Tapi jangan atas nama emosi ya, sumber daya diperbesar, SDM-PNS-nya enggak ada. Itu tugas saya menyiapkan, menghimpun. Tapi matematikanya mengatakan, ada ketidakadilan pembangunan. Seluruh Jawa Barat keisi-keisi, padahal negaranya enggak adil. Kayak kita punya dua anak. Yang satu saya kasih duit lebih banyak, tetapi yang duit lebih sedikit suruh lebih berprestasi, dari yang duit banyak. Kan, logikanya sudah keliru. Jadi, betul enggak boleh sembarangan juga.

Berikutnya, sistem koneksi antardaerah>>>

Bagaimana dengan sistem koneksi antardaerah di Jawa Barat?

Pernah main ke Pantai Selatan, jarang kan? Pernah naik pesawat terbang, salah satu koneksi kan, bikin pelabuhan supaya orang masak harus nyeberang gunung, Tanjung Priok, tanpa infrastruktur koneksi jangan harap ada pertumbuhan. Jangan harap, manusia-manusia Jawa Barat Selatan ini naik. Dari mana saya tahu, pas ke Bandung. Tiga hari saya di selatan.

Kang Emil sejauh ini memiliki elektabilitas tertinggi di Pilkada Jabar. Tapi banyak calon yang elektabilitas rendah, ternyata memenangkan kontestasi pilkada. Misalnya Jokowi di Pilkada DKI 2012, dan Anies-Sandi di 2017. Bagaimana antisipasinya?

Jadi gini, kalau kita mau bicara jujur ya, orang yang menang pilkada karena surveinya memang tinggi lebih banyak daripada orang yang menang pilkada surveinya rendah. Jadi, jangan mematahkan teori itu, karena kenyataannya yang disurvei bagus, dan baik, dan menang itu jauh lebih banyak jumlahnya dibanding yang surveinya kecil, tiba-tiba menang kan. Kenapa kecil tiba-tiba menang? Saya pastikan pasti ada fenomena dalam perjalanannya.

Kita bicara Jokowi, dulu kecil tiba-tiba menang, karena Jokowi menjadi media darling dalam waktu singkat itu dan semua jadi magnet kan. Itu fenomena. Apakah itu terjadi di daerah lain?
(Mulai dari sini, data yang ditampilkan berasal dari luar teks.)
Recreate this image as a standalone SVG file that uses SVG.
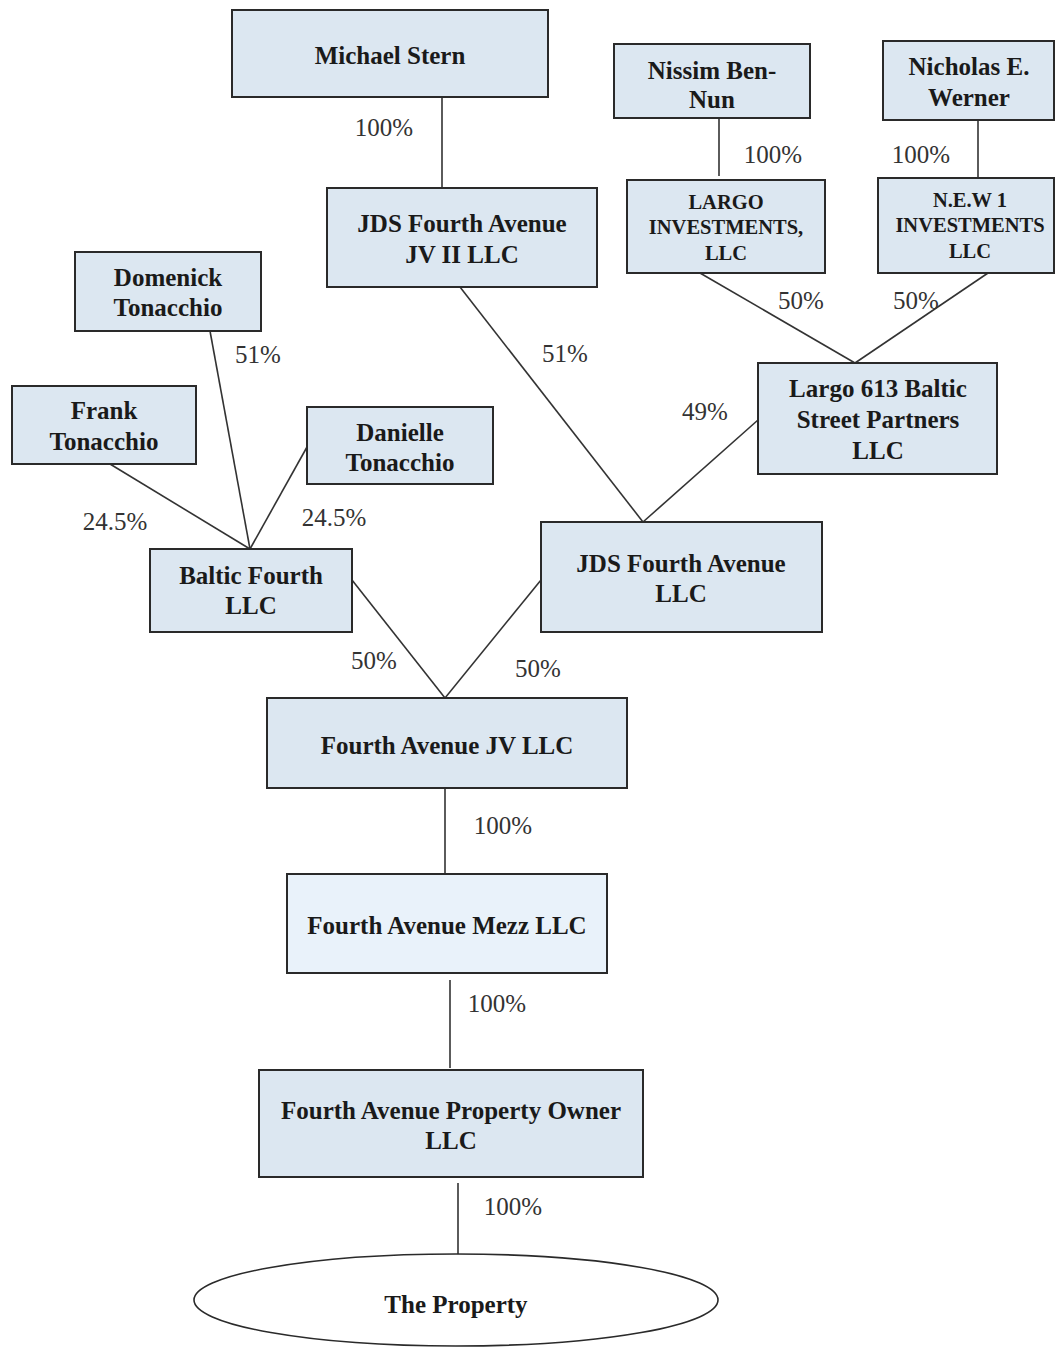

Enggak ada. Makanya bisa jadi Presiden sekarang. Kemudian Pak Anies. Ada fenomena. Pak Ahoknya problematik. Dari sisi ucapan atau apa. Coba Pak Ahoknya tidak problematik, tidak ada kasus Al-Maidah, menang Pak Ahok.

Jadi poin saya, betul ada fenomena. Saya juga sama. Dulu saya mulai enam persen, incumbent saya 30, saya menang 45. Incumbent turun kan. Kenapa? Ada fenomena. Rezim itu ketangkap KPK (Komisi Pemberantasan Korupsi). Saya takdir ya. Gimana saya? Ya, saya jangan bikin blunder, saya jaga. Makanya doakan selama lima bulan, tidak banyak hal-hal yang merugikan yang jadi sumber tergerusnya elektabilitas. Kalau saya bisa jaga atitude, etika, saya harusnya secara akal sehat insya Allah.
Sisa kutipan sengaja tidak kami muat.